By definition, there exist y\(_{1}\), y\(_{2}\) \(\in\) R\(^{n}\) such that (x\(_{1}\), y\(_{1}\)), (x\(_{2}\), y\(_{2}\)) \(\in\) B and (y\(_{1}\), z\(_{1}\)), (y\(_{2}\), z\(_{2}\)) \(\in\) C. Since B and C are linear, (rx\(_{1}\), ry\(_{1}\)) \(\in\) B and (ry\(_{1}\), rz\(_{1}\)) \(\in\) C, and also (x\(_{1}\) + x\(_{2}\), y\(_{1}\) + y\(_{2}\)) \(\in\) B and (y\(_{1}\) + y\(_{2}\), z\(_{1}\) + z\(_{2}\)) \(\in\) C.
Hence (rx\(_{1}\), rz\(_{1}\)) \(\in\) (B ; C) and (x\(_{1}\) + x\(_{2}\), z\(_{1}\) + z\(_{2}\)) \(\in\) (B ; C), as desired.

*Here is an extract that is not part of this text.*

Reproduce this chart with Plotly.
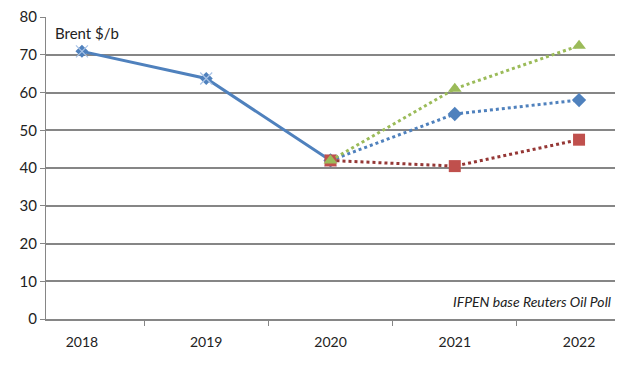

Suppose that B \(\subseteq\) R\(^{m}\) × R\(^{n}\) and C \(\subseteq\) R\(^{n}\) × R\(^{p}\) are linear. Their composite is the relation (B ; C) \(\subseteq\) R\(^{m}\) × R\(^{p}\) consisting of all (x, z) for which there exists y \(\in\) R\(^{n}\) with (x, y) \(\in\) B and (y, z) \(\in\) C. We want to show that the set (B ; C) is linear, i.e. closed under scalar multiplication and addition.
For scalar multiplication, take an (x, z) \(\in\) (B ; C) and any r \(\in\) R.
Since B is linear, we have (r ∗ x, r ∗ y) \(\in\) B and since C is linear we have (r ∗ y, r ∗ z) \(\in\) C,so then (r ∗ x, r ∗ z) \(\in\) (B ; C). For addition, if we also have (x′, z′) \(\in\) (B ; C) then there is some y′ \(\in\) Rn with(x′,y′) \(\in\) B and(y′,z′) \(\in\) C, so since B and C are linear we have (x + x′, y + y′) \(\in\) B and (y + y′, z + z′) \(\in\) C, hence (x + x′, z + z′) \(\in\) (B ; C).